T.C. Memo. 1944-402
A trustee who is compelled to make payments to a trust beneficiary due to the defalcation of a co-trustee is entitled to a bad debt deduction when the co-trustee is unable to reimburse them.
Summary
Trimble, a co-trustee, sought to deduct a payment made to a trust beneficiary due to the actions of his co-trustee, Jacobs, who had improperly withdrawn funds. The Tax Court addressed whether this payment created a valid debt from Jacobs to Trimble and, if so, whether it became worthless in the tax year. The court held that Jacobs was indeed indebted to Trimble because Jacobs was primarily at fault and received the benefit of the misappropriated funds. Because Jacobs was insolvent, the debt was worthless, and Trimble was entitled to a bad debt deduction.
Facts
Jacobs and Trimble were co-trustees. Jacobs withdrew funds from the trust. Jacobs agreed to restore the funds, and Trimble believed Jacobs had sufficient assets to do so. Trimble later made a payment to the trust beneficiary to cover the loss resulting from Jacob’s actions. In 1941, Trimble paid $5,934.07 to the guardian of the beneficiary of the trust to resolve his liability as trustee. Jacobs was insolvent during 1941.
Procedural History
Trimble claimed a deduction on his 1941 tax return for the payment made to the trust beneficiary, arguing it was a bad debt. The Commissioner disallowed the deduction, leading to a petition to the Tax Court. The Tax Court reviewed the case to determine if a valid debt existed and if it became worthless in 1941.
Issue(s)
Whether Trimble, as a co-trustee, can claim a bad debt deduction for a payment made to a trust beneficiary due to the defalcation of the other co-trustee, when that co-trustee is insolvent and unable to repay the amount owed.
Holding
Yes, because Jacobs, the co-trustee who withdrew the funds, was substantially more at fault than Trimble and received the full benefit from the breach of trust. Therefore, Jacobs was obligated to make contributions to Trimble, his co-trustee, to the extent of the benefit he received, which equaled the amount Trimble paid under his separate liability to the guardian of the beneficiary.
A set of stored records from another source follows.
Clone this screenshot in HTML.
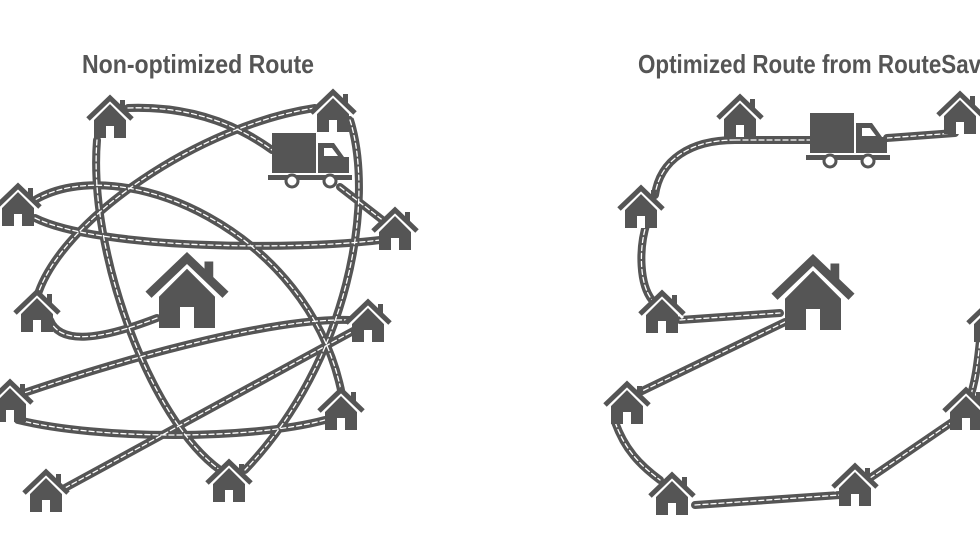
<!DOCTYPE html>
<html><head><meta charset="utf-8"><style>
html,body{margin:0;padding:0;background:#fff;}
svg{display:block}
</style></head><body>
<svg width="980" height="552" viewBox="0 0 980 552" xmlns="http://www.w3.org/2000/svg">
<defs>
<g id="h">
<rect x="10" y="-38" width="5" height="16" fill="#555"/>
<polygon points="-16,0 -16,-20 0,-35 16,-20 16,0" fill="#555"/>
<rect x="-4" y="-12" width="8" height="12" fill="#fff"/>
<polyline points="-21,-15 0,-36 21,-15" fill="none" stroke="#fff" stroke-width="3"/>
<polyline points="-22,-19 0,-40 22,-19" fill="none" stroke="#555" stroke-width="5"/>
</g>
<g id="t">
<rect x="0" y="0" width="44" height="40" fill="#555"/>
<path d="M46,10 H62 L72,24 H77 V40 H46 Z" fill="#555"/>
<path d="M52,15 H60 L66,23 H52 Z" fill="#fff"/>
<rect x="-4" y="42" width="84" height="5" fill="#555"/>
<circle cx="20" cy="48" r="6" fill="#fff" stroke="#555" stroke-width="3"/>
<circle cx="58" cy="48" r="6" fill="#fff" stroke="#555" stroke-width="3"/>
</g>
</defs>

<text x="198" y="73" text-anchor="middle" font-family="Liberation Sans, sans-serif" font-weight="bold" font-size="26" fill="#555" textLength="232" lengthAdjust="spacingAndGlyphs">Non-optimized Route</text>
<text x="638" y="73" font-family="Liberation Sans, sans-serif" font-weight="bold" font-size="26" fill="#555" textLength="368" lengthAdjust="spacingAndGlyphs">Optimized Route from RouteSavvy</text>

<g fill="none" stroke-linecap="round">
<g stroke="#555" stroke-width="8">
<path d="M128,108 Q210,105 272,150"/>
<path d="M340,187 L385,222"/>
<path d="M315,108 C200,125 60,220 37,297"/>
<path d="M350,120 C375,200 350,360 245,470"/>
<path d="M97,140 C88,250 150,420 220,470"/>
<path d="M35,200 C120,150 310,230 342,395"/>
<path d="M35,218 C100,250 300,250 380,240"/>
<path d="M157,318 C100,340 60,345 50,320"/>
<path d="M18,395 C150,350 280,318 350,320"/>
<path d="M18,420 C100,440 250,440 325,420"/>
<path d="M65,488 L355,330"/>
<path d="M735,140 L810,140"/>
<path d="M887,138 L955,133"/>
<path d="M735,140 C690,140 660,160 655,195"/>
<path d="M647,222 C638,250 640,285 652,300"/>
<path d="M680,320 L780,313"/>
<path d="M785,322 L640,392"/>
<path d="M615,422 C625,450 640,465 660,480"/>
<path d="M695,505 L840,495"/>
<path d="M870,478 L955,420"/>
<path d="M965,410 C975,390 978,360 980,340"/>
</g>
<g stroke="#fff" stroke-width="1.3" stroke-dasharray="5,3">
<path d="M128,108 Q210,105 272,150"/>
<path d="M340,187 L385,222"/>
<path d="M315,108 C200,125 60,220 37,297"/>
<path d="M350,120 C375,200 350,360 245,470"/>
<path d="M97,140 C88,250 150,420 220,470"/>
<path d="M35,200 C120,150 310,230 342,395"/>
<path d="M35,218 C100,250 300,250 380,240"/>
<path d="M157,318 C100,340 60,345 50,320"/>
<path d="M18,395 C150,350 280,318 350,320"/>
<path d="M18,420 C100,440 250,440 325,420"/>
<path d="M65,488 L355,330"/>
<path d="M735,140 L810,140"/>
<path d="M887,138 L955,133"/>
<path d="M735,140 C690,140 660,160 655,195"/>
<path d="M647,222 C638,250 640,285 652,300"/>
<path d="M680,320 L780,313"/>
<path d="M785,322 L640,392"/>
<path d="M615,422 C625,450 640,465 660,480"/>
<path d="M695,505 L840,495"/>
<path d="M870,478 L955,420"/>
<path d="M965,410 C975,390 978,360 980,340"/>
</g>
</g>

<use href="#h" x="110" y="138"/>
<use href="#h" x="333" y="132"/>
<use href="#t" x="272" y="133"/>
<use href="#h" x="18" y="226"/>
<use href="#h" x="395" y="250"/>
<use href="#h" transform="translate(187,328) scale(1.75)"/>
<use href="#h" x="37" y="332"/>
<use href="#h" x="368" y="342"/>
<use href="#h" x="10" y="422"/>
<use href="#h" x="341" y="430"/>
<use href="#h" x="46" y="512"/>
<use href="#h" x="229" y="502"/>

<use href="#h" x="740" y="137"/>
<use href="#t" x="810" y="113"/>
<use href="#h" x="960" y="134"/>
<use href="#h" x="641" y="228"/>
<use href="#h" x="662" y="333"/>
<use href="#h" transform="translate(813,330) scale(1.75)"/>
<use href="#h" x="627" y="424"/>
<use href="#h" x="672" y="515"/>
<use href="#h" x="855" y="506"/>
<use href="#h" x="966" y="430"/>
<use href="#h" x="990" y="342"/>
</svg>
</body></html>
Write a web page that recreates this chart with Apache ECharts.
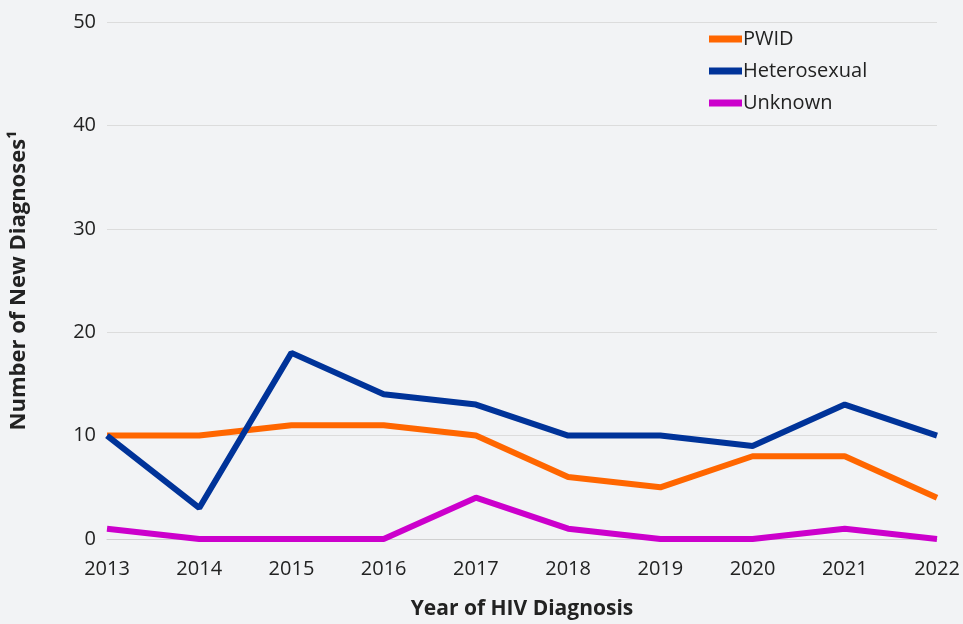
<!DOCTYPE html>
<html><head><meta charset="utf-8">
<script src="https://cdn.jsdelivr.net/npm/echarts@6/dist/echarts.min.js"></script>
<style>html,body{margin:0;padding:0;background:#f2f3f5}#c{width:963px;height:624px}</style>
</head><body><div id="c"></div>
<script>
const years = ['2013','2014','2015','2016','2017','2018','2019','2020','2021','2022'];
const pwid = [10,10,11,11,10,6,5,8,8,4];
const hetero = [10,3,18,14,13,10,10,9,13,10];
const unknown = [1,0,0,0,4,1,0,0,1,0];
const yTicks = [0,10,20,30,40,50];

const chart = echarts.init(document.getElementById('c'));
const font = '"Open Sans", sans-serif';
chart.setOption({
  backgroundColor: '#f2f3f5',
  animation: false,
  grid: {left: 107, right: 26, top: 22, bottom: 85, outerBoundsMode: 'none', containLabel: false},
  legend: {
    orient: 'vertical', left: 704, top: 24, itemWidth: 33, itemHeight: 7, itemGap: 12,
    icon: 'rect',
    textStyle: {fontFamily: font, fontSize: 20, color: '#222', padding: [0,0,0,-4]},
    data: ['PWID','Heterosexual','Unknown']
  },
  xAxis: {
    type: 'category', data: years, boundaryGap: false,
    name: 'Year of HIV Diagnosis', nameLocation: 'middle', nameGap: 60,
    nameTextStyle: {fontFamily: font, fontSize: 21, fontWeight: 'bold', color: '#222'},
    axisLine: {lineStyle: {color: '#d0d0d0'}},
    axisTick: {show: false},
    axisLabel: {fontFamily: font, fontSize: 20, color: '#222', margin: 20}
  },
  yAxis: {
    type: 'value', min: yTicks[0], max: yTicks[yTicks.length-1], interval: 10,
    name: 'Number of New Diagnoses¹', nameLocation: 'middle', nameGap: 77,
    nameTextStyle: {fontFamily: font, fontSize: 22, fontWeight: 'bold', color: '#222'},
    axisLine: {show: false}, axisTick: {show: false},
    axisLabel: {fontFamily: font, fontSize: 20, color: '#222', margin: 11},
    splitLine: {lineStyle: {color: '#dcdcdc'}}
  },
  series: [
    {name: 'PWID', type: 'line', data: pwid, symbol: 'none', lineStyle: {width: 6, color: '#ff6600'}, itemStyle: {color: '#ff6600'}, z: 3},
    {name: 'Heterosexual', type: 'line', data: hetero, symbol: 'none', lineStyle: {width: 6, color: '#003399'}, itemStyle: {color: '#003399'}, z: 4},
    {name: 'Unknown', type: 'line', data: unknown, symbol: 'none', lineStyle: {width: 6, color: '#cc00cc'}, itemStyle: {color: '#cc00cc'}, z: 2}
  ]
});
</script></body></html>
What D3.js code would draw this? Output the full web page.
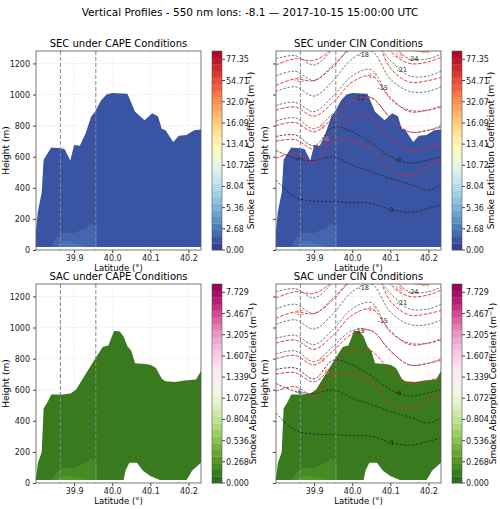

Since Jacobs was insolvent, the debt was worthless in 1941.
Court’s Reasoning
The court reasoned that Jacobs’ actions created a valid debt to Trimble. Jacobs received all the benefits from the misappropriated funds, making him primarily responsible for restoring the trust. Trimble was, at most, only negligent in trusting Jacobs. The court relied on the Restatement of the Law of Trusts, which states that a trustee who is not equally at fault in a breach of trust is entitled to contribution from the trustee who benefited from the breach. The court found that Trimble was entitled to a bad debt deduction under Section 23(k)(1) of the Internal Revenue Code because a valid debt existed and became worthless in 1941 due to Jacobs’ insolvency. The court cited Mertens, Law of Federal Income Taxation, noting that a deductible debt must have value when acquired, and distinguishing this case from a voluntary loan, stating, “Where the debt is created involuntarily the foregoing rule does not apply and the taxpayer may be allowed a bad debt deduction, the worthlessness of his claim being in fact the element justifying his right to the deduction.”
Practical Implications
This case illustrates that a trustee can claim a bad debt deduction when forced to cover the liabilities of a co-trustee who has breached their fiduciary duty, provided the co-trustee is the primary beneficiary of the breach and is unable to repay the debt. This ruling clarifies the application of bad debt deductions in the context of fiduciary relationships, emphasizing that the debt must be valid and have some initial value. It highlights that involuntary debts, such as those arising from a co-trustee’s malfeasance, are treated differently than voluntary loans. This case informs legal practice by providing a specific example of when a bad debt deduction is permissible in a trust context. Later cases would likely distinguish Trimble if the trustee seeking the deduction was equally at fault or if the primary obligor was not insolvent.